Abandoning most of the science fiction elements found in the original story and films, the new "Hunger Games" movie becomes a political science paper aimed at discussing the roots of revolution. The idea of Katniss as the face of a revolt, fomented by the previously unknown forces from District 13, is straight propaganda analysis. The committee evaluation of the video prop piece she completes encapsulates this whole movie.   Why is she an inspiration and why is she not working as one in our film? Jennifer Lawrence has been very good in the previous "Hunger Games" movies, but she is less natural and interesting in this movie than she has been in anything I have seen her in. Most of this is because she has become a pawn, like she was in the original stories, but this time the action is controlled by a group of mundane cave dwellers who's motives seem to be a bit murky. She is not called on to use her wits or overcome an obstacle, she is a piece of agitprop set decoration for a larger conflict. 

Much of the weakness in the film is directly from the weaknesses of the novel on which it is based. "Mockingjay was a limp ending to a young adult trilogy that simply ran out of steam and ended as quickly as it could. The Tributes from the first two stories are put on the sidelines while the revolution plays out between rebelling colonies and the Capital. There were some hints of the problems the rebels had wielding power in the novel. The prep team is abused and the citizens are required to live a regimented lifestyle that would deny them even the most mundane pleasures. The Castro like character of President Coin is hardly suggested in this film. All of the interesting elements of a not very interesting book are taken out when transferring it to the screen. The action in the film is limited to three or four moments when CGI battles are carried out with Katniss as the star of a recruitment commercial.

The strengths of the movie are in some unusual places. Elizabeth Banks as the frivolous Effie Trinket, gets to make a few comic moments zing without having to rely on over the top costuming and make up. Woody Harrelson's  Haymitch character is missing for most of the movie, but every time he shows up, the movie got better. The best piece of casting and the most accurately realized character is Donald Sutherland as President Snow. It is perhaps unfortunate for the movie that the highlight of the film is a skype session between Snow and Katniss at the end of the movie. Their interaction has more sparks in it than anything else that takes place in this two hour place holder.

With a nice dedication at the end of the movie to their co-worker who has passed, the film should be a fond reminder of Philip Seymour Hoffman and his talent. Watching his performance however foreshadows the plight he faced. He looks tired and flaccid in the part and there is no energy or personality in Plutarch Havensbee. His co-star from almost two decades ago in "Magnolia", Boogie Nights" and "The Big Lebowski" Julianne Moore, is a little better. As the calculating leader of District 13, she is impervious and distant in the way called for by the plot. Liam Hemsworth continues to be little more than a plot device to keep Katniss from accepting her devotion to Peeta. Gale gets some action scenes in the movie but he does little except move through the scenery.

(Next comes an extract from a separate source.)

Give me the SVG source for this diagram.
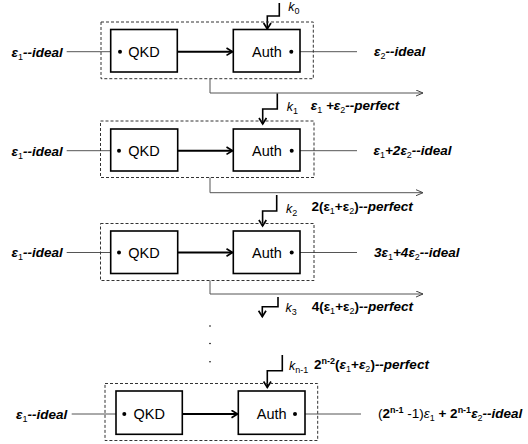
<svg xmlns="http://www.w3.org/2000/svg" width="528" height="444" viewBox="0 0 528 444">
<style>
text{font-family:"Liberation Sans",Arial,sans-serif;fill:#000}
.box{fill:#fff;stroke:#000;stroke-width:1.6}
.dash{fill:none;stroke:#333;stroke-width:1;stroke-dasharray:3 2}
.thin{fill:none;stroke:#555;stroke-width:1}
.thick{fill:none;stroke:#000;stroke-width:2}
.kin{fill:none;stroke:#000;stroke-width:1.6}
.dot{fill:#000}
.nm{font-size:14.5px;text-anchor:middle}
.lb{font-size:13.5px;font-weight:bold;font-style:italic}
.sb{font-size:9px;font-weight:normal;font-style:normal}
.k{font-size:12.5px;font-style:italic}
.ks{font-size:9px;font-style:normal}
.up{font-style:normal}
.rg{font-weight:normal;font-style:normal}
.sp{font-size:9px}
</style>
<defs>
<marker id="ah" markerUnits="userSpaceOnUse" markerWidth="12" markerHeight="12" refX="7" refY="4.5" orient="auto">
<path d="M1,0.8 L7,4.5 L1,8.2" fill="none" stroke="#000" stroke-width="1.7"/>
</marker>
<marker id="ta" markerUnits="userSpaceOnUse" markerWidth="10" markerHeight="10" refX="7" refY="3.5" orient="auto">
<path d="M0,0.5 L7,3.5 L0,6.5" fill="none" stroke="#444" stroke-width="1"/>
</marker>
</defs>

<g id="connectors">
<path class="thin" d="M66.7,51.7 H120"/>
<path class="thin" d="M66.7,150.7 H119"/>
<path class="thin" d="M66.7,252.5 H119"/>
<path class="thin" d="M71.7,414 H124.3"/>
<path class="thin" d="M291.3,51.7 H357"/>
<path class="thin" d="M291.7,150.7 H357"/>
<path class="thin" d="M291.7,252.5 H357"/>
<path class="thin" d="M295,414 H361"/>
<path class="thick" d="M177.3,51.7 H232.5" marker-end="url(#ah)"/>
<path class="thick" d="M177.5,150.7 H232.5" marker-end="url(#ah)"/>
<path class="thick" d="M177.5,252.5 H232.5" marker-end="url(#ah)"/>
<path class="thick" d="M182.3,414 H237.5" marker-end="url(#ah)"/>
<path class="thin" d="M210,79 V93 H423" marker-end="url(#ta)"/>
<path class="thin" d="M210,177.5 V192.7 H423" marker-end="url(#ta)"/>
<path class="thin" d="M210,280.5 V294 H423" marker-end="url(#ta)"/>
<path class="kin" d="M279.3,3 V16 H267.3 V29" marker-end="url(#ah)"/>
<path class="kin" d="M277.3,93.5 V109 H262.7 V124" marker-end="url(#ah)"/>
<path class="kin" d="M276.7,195 V211 H262.6 V226" marker-end="url(#ah)"/>
<path class="kin" d="M278,297 V306.7 H262.3 V316.7" marker-end="url(#ah)"/>
<path class="kin" d="M282.3,355 V370.7 H267.3 V387.5" marker-end="url(#ah)"/>
</g>

<g id="block1">
<rect class="dash" x="101" y="22" width="212.3" height="56.7"/>
<rect class="box" x="110.7" y="29.5" width="66.6" height="42.5"/>
<rect class="box" x="233.3" y="29.5" width="66.7" height="42.5"/>
<text class="nm" x="144" y="57">QKD</text>
<text class="nm" x="267" y="57">Auth</text>
<circle class="dot" cx="120" cy="51.7" r="2"/>
<circle class="dot" cx="291.3" cy="51.7" r="2"/>
</g>

<g id="block2">
<rect class="dash" x="100.5" y="121" width="213.5" height="56.5"/>
<rect class="box" x="110.7" y="129" width="67" height="42"/>
<rect class="box" x="233.3" y="129" width="66.7" height="42"/>
<text class="nm" x="144" y="156">QKD</text>
<text class="nm" x="267" y="156">Auth</text>
<circle class="dot" cx="119" cy="150.7" r="2"/>
<circle class="dot" cx="291.7" cy="150.7" r="2"/>
</g>

<g id="block3">
<rect class="dash" x="100.5" y="223.5" width="213.5" height="57"/>
<rect class="box" x="110.7" y="231" width="67" height="42.5"/>
<rect class="box" x="233.3" y="231" width="66.7" height="42.5"/>
<text class="nm" x="144" y="257.8">QKD</text>
<text class="nm" x="267" y="257.8">Auth</text>
<circle class="dot" cx="119" cy="252.5" r="2"/>
<circle class="dot" cx="291.7" cy="252.5" r="2"/>
</g>

<g id="dots">
<circle class="dot" cx="210" cy="326" r="0.8"/>
<circle class="dot" cx="210" cy="343.5" r="0.8"/>
<circle class="dot" cx="210" cy="361.7" r="0.8"/>
</g>

<g id="block4">
<rect class="dash" x="105" y="383.5" width="212.7" height="57"/>
<rect class="box" x="116" y="391" width="66.3" height="43.3"/>
<rect class="box" x="238.3" y="391" width="66.7" height="43.3"/>
<text class="nm" x="149.2" y="419.3">QKD</text>
<text class="nm" x="271.7" y="419.3">Auth</text>
<circle class="dot" cx="124.3" cy="414" r="2"/>
<circle class="dot" cx="295" cy="414" r="2"/>
</g>

<g id="labels">
<text class="lb" x="62.7" y="56.5" text-anchor="end">ε<tspan class="sb" dy="3">1</tspan><tspan dy="-3">--ideal</tspan></text>
<text class="lb" x="62.7" y="155.5" text-anchor="end">ε<tspan class="sb" dy="3">1</tspan><tspan dy="-3">--ideal</tspan></text>
<text class="lb" x="62.7" y="257.3" text-anchor="end">ε<tspan class="sb" dy="3">1</tspan><tspan dy="-3">--ideal</tspan></text>
<text class="lb" x="67.3" y="418.5" text-anchor="end">ε<tspan class="sb" dy="3">1</tspan><tspan dy="-3">--ideal</tspan></text>

<text class="lb" x="374" y="56">ε<tspan class="sb" dy="3">2</tspan><tspan dy="-3">--ideal</tspan></text>
<text class="lb" x="373.5" y="155">ε<tspan class="sb" dy="3">1</tspan><tspan dy="-3">+2ε</tspan><tspan class="sb" dy="3">2</tspan><tspan dy="-3">--ideal</tspan></text>
<text class="lb" x="374" y="257">3ε<tspan class="sb" dy="3">1</tspan><tspan dy="-3">+4ε</tspan><tspan class="sb" dy="3">2</tspan><tspan dy="-3">--ideal</tspan></text>
<text class="lb" x="378" y="418"><tspan class="rg">(</tspan><tspan class="up">2</tspan><tspan class="sp up" dy="-5">n-1</tspan><tspan class="rg" dy="5"> -1)</tspan><tspan font-weight="normal">ε</tspan><tspan class="sb" dy="3">1</tspan><tspan class="up" dy="-3"> + 2</tspan><tspan class="sp up" dy="-5">n-1</tspan><tspan dy="5">ε</tspan><tspan class="sb" dy="3">2</tspan><tspan dy="-3">--ideal</tspan></text>

<text class="k" x="288.3" y="10.5">k<tspan class="ks" dy="3.5">0</tspan></text>
<text class="k" x="286.7" y="110.5">k<tspan class="ks" dy="3">1</tspan></text>
<text class="k" x="286" y="213">k<tspan class="ks" dy="3">2</tspan></text>
<text class="k" x="285.5" y="312">k<tspan class="ks" dy="3">3</tspan></text>
<text class="k" x="289" y="370">k<tspan class="ks" dy="3">n-1</tspan></text>

<text class="lb" x="310.7" y="109.5">ε<tspan class="sb" dy="3">1</tspan><tspan dy="-3"> +ε</tspan><tspan class="sb" dy="3">2</tspan><tspan dy="-3">--perfect</tspan></text>
<text class="lb" x="311.4" y="211"><tspan class="up">2(ε</tspan><tspan class="sb" dy="3">1</tspan><tspan class="up" dy="-3">+ε</tspan><tspan class="sb" dy="3">2</tspan><tspan class="up" dy="-3">)</tspan>--perfect</text>
<text class="lb" x="311.7" y="311"><tspan class="up">4(ε</tspan><tspan class="sb" dy="3">1</tspan><tspan class="up" dy="-3">+ε</tspan><tspan class="sb" dy="3">2</tspan><tspan class="up" dy="-3">)</tspan>--perfect</text>
<text class="lb" x="314" y="369"><tspan class="up">2</tspan><tspan class="sp up" dy="-5">n-2</tspan><tspan class="up" dy="5">(</tspan>ε<tspan class="sb" dy="3">1</tspan><tspan class="up" dy="-3">+</tspan>ε<tspan class="sb" dy="3">2</tspan><tspan class="up" dy="-3">)</tspan>--perfect</text>
</g>
</svg>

The movie looks good and the characters are given a chance to continue their story. The problem is that the story is losing steam as it becomes less about our heroic Tribute and more about the political intrigues of Panem. The hallucinatory gas attacks and the city destroying matrix that were parts of the book are no longer present. Faceless citizens revolt in the lumber and energy districts and a jingle is all we have to show their commitment. This movie will be a box office smash, but it will not be a treasured volume in the "Hunger Games" canon.